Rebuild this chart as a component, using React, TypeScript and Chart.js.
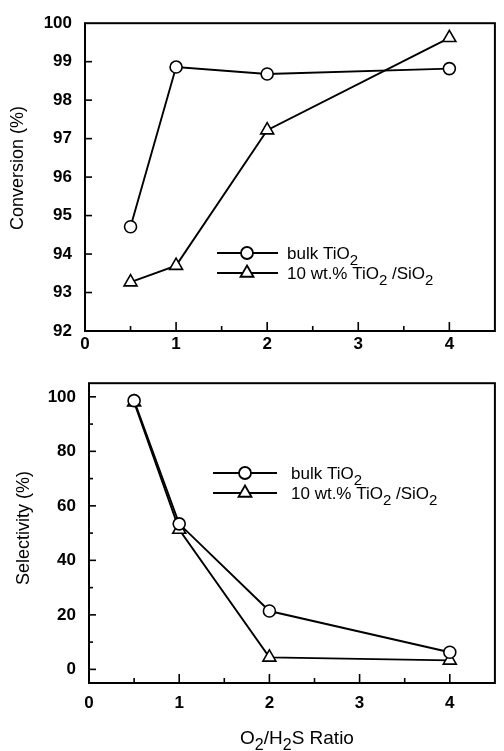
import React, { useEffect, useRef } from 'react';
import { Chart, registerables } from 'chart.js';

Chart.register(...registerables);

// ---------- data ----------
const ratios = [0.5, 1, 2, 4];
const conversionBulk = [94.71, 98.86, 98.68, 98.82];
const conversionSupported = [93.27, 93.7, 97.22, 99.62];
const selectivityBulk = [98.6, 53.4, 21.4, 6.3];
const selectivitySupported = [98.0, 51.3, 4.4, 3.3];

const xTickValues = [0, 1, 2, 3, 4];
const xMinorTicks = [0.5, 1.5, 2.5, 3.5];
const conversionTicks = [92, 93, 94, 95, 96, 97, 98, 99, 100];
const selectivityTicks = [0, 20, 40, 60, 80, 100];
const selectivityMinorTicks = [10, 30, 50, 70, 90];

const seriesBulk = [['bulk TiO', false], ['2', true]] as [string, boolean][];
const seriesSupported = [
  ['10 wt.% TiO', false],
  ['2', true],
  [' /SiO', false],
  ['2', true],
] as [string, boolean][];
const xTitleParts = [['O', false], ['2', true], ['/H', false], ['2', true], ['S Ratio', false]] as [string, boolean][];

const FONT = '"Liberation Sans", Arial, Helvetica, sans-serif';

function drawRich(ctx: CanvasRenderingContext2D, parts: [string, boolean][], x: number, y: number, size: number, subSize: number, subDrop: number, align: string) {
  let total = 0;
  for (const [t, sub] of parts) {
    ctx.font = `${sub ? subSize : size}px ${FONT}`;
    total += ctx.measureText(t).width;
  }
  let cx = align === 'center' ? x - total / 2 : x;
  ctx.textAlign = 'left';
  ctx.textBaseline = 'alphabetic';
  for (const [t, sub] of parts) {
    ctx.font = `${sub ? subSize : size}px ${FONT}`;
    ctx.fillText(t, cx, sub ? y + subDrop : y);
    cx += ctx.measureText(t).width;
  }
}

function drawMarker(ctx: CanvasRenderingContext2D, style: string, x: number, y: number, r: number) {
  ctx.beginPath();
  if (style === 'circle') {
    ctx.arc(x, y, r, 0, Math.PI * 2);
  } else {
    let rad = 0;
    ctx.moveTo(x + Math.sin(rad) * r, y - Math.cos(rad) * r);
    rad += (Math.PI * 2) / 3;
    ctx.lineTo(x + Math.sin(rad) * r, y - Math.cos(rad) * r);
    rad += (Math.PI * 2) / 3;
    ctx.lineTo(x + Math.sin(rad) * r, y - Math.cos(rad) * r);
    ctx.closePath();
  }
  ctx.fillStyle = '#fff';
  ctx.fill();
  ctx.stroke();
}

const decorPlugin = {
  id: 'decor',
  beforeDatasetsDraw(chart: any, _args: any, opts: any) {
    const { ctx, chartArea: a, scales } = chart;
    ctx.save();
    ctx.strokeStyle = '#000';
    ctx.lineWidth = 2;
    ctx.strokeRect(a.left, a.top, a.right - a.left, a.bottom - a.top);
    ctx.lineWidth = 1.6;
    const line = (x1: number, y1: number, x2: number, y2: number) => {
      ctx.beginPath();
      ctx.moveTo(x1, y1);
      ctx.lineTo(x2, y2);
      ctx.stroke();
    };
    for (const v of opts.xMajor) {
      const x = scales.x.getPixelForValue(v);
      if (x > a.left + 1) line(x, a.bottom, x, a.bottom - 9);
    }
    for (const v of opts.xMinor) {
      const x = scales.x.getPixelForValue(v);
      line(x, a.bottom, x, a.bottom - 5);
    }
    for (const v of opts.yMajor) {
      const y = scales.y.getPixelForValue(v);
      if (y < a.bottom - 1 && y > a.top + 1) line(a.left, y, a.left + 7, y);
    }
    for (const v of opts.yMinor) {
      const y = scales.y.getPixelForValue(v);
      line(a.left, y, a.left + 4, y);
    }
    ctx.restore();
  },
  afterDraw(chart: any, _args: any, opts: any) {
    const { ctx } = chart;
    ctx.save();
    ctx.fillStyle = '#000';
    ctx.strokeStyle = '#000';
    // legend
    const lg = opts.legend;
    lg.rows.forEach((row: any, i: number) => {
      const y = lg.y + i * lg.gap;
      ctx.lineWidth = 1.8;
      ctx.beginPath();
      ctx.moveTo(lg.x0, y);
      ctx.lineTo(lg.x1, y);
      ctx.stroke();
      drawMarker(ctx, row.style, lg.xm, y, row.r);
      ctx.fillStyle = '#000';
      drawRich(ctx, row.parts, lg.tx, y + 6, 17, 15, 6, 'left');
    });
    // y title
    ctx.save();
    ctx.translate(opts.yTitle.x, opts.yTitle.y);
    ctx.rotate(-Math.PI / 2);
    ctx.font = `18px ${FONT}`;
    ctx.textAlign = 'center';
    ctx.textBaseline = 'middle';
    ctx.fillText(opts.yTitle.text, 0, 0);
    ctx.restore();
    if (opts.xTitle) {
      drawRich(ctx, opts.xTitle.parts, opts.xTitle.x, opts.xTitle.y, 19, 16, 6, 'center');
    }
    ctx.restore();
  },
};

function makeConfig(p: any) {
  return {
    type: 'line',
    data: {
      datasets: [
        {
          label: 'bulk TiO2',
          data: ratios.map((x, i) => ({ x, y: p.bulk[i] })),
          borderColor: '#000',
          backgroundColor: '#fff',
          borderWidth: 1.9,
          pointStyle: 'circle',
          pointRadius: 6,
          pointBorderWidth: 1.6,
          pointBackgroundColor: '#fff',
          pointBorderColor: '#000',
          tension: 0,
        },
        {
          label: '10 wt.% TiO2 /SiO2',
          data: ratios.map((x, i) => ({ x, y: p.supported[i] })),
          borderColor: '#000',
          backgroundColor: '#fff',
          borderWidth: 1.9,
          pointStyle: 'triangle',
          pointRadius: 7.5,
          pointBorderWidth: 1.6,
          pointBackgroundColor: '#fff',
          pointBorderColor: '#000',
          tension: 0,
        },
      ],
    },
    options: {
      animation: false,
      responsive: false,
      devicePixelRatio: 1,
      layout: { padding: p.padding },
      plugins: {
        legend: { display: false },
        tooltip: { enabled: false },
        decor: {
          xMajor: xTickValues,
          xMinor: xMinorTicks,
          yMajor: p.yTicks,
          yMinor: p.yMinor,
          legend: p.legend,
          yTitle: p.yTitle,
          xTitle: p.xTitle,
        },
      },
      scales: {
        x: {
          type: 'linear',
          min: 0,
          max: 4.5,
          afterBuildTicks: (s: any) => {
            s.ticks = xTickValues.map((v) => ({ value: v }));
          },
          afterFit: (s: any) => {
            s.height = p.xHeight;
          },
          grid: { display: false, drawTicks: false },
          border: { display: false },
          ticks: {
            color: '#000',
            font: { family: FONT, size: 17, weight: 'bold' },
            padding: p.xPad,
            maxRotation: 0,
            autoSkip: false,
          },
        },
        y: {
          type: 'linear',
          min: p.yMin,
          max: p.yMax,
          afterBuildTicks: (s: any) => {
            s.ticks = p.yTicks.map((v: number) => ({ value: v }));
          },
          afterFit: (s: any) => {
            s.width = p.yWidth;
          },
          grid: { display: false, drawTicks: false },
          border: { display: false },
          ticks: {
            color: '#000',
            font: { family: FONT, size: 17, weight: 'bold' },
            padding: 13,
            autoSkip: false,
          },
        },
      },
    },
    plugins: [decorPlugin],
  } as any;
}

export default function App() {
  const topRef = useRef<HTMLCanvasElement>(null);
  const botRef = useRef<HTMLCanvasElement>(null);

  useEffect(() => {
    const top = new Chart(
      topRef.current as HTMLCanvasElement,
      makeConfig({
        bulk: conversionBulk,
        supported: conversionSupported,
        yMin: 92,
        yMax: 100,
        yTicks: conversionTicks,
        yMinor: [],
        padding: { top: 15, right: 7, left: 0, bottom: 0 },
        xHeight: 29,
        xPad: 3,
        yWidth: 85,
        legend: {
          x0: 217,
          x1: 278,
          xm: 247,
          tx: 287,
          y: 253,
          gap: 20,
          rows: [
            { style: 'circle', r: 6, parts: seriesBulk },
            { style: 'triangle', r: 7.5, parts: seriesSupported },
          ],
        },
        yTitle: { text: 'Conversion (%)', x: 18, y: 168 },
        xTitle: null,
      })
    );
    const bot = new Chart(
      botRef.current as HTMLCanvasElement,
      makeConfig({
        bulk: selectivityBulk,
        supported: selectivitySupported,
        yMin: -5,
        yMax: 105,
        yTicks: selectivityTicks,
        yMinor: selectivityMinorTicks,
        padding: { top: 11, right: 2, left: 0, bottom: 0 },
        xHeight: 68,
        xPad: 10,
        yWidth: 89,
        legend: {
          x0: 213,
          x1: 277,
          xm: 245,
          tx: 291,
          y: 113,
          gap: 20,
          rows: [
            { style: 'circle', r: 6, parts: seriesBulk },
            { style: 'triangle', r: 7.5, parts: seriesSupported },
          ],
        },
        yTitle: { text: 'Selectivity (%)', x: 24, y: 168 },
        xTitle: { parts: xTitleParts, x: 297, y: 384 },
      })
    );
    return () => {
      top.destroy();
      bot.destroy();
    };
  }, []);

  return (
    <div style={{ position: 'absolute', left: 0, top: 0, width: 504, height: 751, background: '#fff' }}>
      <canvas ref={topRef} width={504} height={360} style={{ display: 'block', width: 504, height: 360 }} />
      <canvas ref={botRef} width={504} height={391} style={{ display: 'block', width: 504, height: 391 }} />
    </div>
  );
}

### Task description
Could the lines from the top of the material through the line with "Chart.register(...registerables);" be repeated exactly, pictures left out?

### Completed exercise
Rebuild this chart as a component, using React, TypeScript and Chart.js.
import React, { useEffect, useRef } from 'react';
import { Chart, registerables } from 'chart.js';

Chart.register(...registerables);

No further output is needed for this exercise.